The name of the insurance company was "The Indescribable Insurance Company." The insurance policy of which they were quite justifiably proud was something called "the Euthanasia policy," which was a most generous policy indeed. If the policy holder who bought the Euthanasia policy, and paid its remarkably high premiums, were to die before his 65th birthday, the company would pay a very generous sum to the dead man's heirs. If he survived until after that birthday, then the policy holder himself would begin receiving a generous annuity for the rest of his life. There was only one way that fortunate policy holder could lose and that was by committing suicide, for the Indescribable Company would not pay a suicide or his heirs.

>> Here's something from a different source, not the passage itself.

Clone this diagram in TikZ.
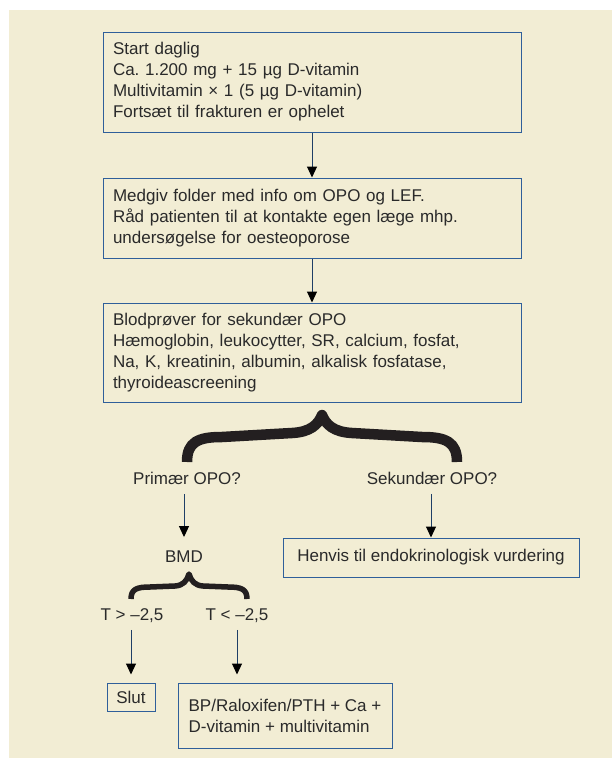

All of which explains why the death of a man named Jephthah Mottram set off something of a scramble to determine whether he had killed himself (by turning on the gas at the tap in the hotel bedroom where he died, the room being securely locked on the inside) or had killed himself (in which case, why were all the gas taps found to be turned off when they broke into the dead man's room?) The Indescribable Insurance Company sent its top investigator, Miles Bredon to try to figure out whether Mottram was a suicide or a murder victim - and whether the company should pay Mottram's heirs or refuse any payment at all. That's the mystery at the heart of an excellent Golden Age mystery by Ronald A. Knox called The Three Taps, first published in 1927. It's the subject of this week's audio review on the Classic Mysteries podcast, and you are welcome to listen to the complete review by clicking here. In June, The Merion Press, a small American publisher, brought Ronald A. Knox’s Golden Age mystery The Three Taps back into print, and the publisher has sent me a copy for this review.

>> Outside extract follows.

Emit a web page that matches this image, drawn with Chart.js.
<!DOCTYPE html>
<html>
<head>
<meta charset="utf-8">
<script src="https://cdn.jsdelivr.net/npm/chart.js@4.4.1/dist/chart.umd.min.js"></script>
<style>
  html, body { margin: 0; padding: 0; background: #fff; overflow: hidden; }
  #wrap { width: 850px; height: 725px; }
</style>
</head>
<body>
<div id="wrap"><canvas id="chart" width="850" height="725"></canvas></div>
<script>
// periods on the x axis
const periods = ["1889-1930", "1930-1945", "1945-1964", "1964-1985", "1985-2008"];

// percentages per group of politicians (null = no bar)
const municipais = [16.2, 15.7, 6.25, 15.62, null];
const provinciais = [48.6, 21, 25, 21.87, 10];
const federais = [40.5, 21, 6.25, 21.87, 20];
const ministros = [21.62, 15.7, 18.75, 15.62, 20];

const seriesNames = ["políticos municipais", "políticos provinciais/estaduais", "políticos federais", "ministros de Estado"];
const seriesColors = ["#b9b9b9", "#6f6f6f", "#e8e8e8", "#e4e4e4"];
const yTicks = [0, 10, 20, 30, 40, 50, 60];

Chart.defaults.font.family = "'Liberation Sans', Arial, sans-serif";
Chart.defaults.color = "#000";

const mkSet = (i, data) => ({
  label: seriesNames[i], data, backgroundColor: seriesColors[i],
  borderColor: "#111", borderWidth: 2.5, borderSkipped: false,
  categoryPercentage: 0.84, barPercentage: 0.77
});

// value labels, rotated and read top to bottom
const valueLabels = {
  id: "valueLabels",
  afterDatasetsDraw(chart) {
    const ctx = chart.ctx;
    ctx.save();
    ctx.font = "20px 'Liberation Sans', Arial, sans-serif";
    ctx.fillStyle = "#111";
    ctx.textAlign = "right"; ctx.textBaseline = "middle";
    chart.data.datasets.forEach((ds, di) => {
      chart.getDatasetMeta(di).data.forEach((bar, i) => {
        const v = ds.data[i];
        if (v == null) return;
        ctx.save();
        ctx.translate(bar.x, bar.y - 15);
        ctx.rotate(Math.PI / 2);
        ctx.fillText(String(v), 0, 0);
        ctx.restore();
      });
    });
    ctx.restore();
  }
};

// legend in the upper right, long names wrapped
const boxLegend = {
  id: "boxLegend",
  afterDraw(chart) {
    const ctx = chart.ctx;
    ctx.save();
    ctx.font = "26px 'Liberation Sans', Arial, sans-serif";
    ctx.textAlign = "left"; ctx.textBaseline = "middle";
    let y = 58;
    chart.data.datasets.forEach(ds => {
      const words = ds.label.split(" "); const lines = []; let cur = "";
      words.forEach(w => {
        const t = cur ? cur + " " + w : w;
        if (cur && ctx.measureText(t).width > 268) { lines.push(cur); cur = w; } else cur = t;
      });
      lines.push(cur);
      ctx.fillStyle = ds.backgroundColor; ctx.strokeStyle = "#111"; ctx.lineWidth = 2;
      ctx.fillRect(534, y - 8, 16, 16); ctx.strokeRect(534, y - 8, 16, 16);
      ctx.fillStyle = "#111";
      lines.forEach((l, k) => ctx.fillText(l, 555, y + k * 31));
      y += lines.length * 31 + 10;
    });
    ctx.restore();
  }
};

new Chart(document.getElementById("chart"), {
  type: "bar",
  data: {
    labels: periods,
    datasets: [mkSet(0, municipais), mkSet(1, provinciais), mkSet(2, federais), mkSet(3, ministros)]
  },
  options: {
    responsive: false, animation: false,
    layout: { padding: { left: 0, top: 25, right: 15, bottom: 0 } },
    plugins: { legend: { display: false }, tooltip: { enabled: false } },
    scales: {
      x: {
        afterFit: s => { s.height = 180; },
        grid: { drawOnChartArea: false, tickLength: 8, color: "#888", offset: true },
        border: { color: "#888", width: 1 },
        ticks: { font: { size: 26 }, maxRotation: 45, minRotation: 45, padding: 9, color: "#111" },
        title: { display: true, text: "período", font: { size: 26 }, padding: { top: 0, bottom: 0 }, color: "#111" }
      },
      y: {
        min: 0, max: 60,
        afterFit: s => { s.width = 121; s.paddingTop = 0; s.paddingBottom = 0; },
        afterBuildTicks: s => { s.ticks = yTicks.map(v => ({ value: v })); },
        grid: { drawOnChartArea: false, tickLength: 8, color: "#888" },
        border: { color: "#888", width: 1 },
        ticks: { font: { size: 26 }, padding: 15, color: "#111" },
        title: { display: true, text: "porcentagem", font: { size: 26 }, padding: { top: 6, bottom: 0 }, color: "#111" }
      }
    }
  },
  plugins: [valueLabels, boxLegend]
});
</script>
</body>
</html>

Ronald Knox was one of the most prominent British detective story authors in the early years of the Golden Age. He was an English cleric, having been ordained in the English church in 1911 and then converted to Roman Catholicism in 1917. Most of his mysteries featured, as their series detective, Miles Bredon, first introduced in The Three Taps. Father Knox is also remembered for the guidelines he published for mystery authors, a document Knox called his Ten Commandments for detective fiction. He was also one of the founders of Britain’s prestigious Detection Club. As a mystery author, Knox was a firm believer in the concept of “fair play.” He called for authors to give readers the clues they would need to determine the correct solution to a given mystery – clues that, quite naturally, would be well hidden by clever misdirection. Readers will find that in The Three Taps. For fans who enjoy Golden Age plotting in their mysteries, The Three Taps deserves a place on your reading lists.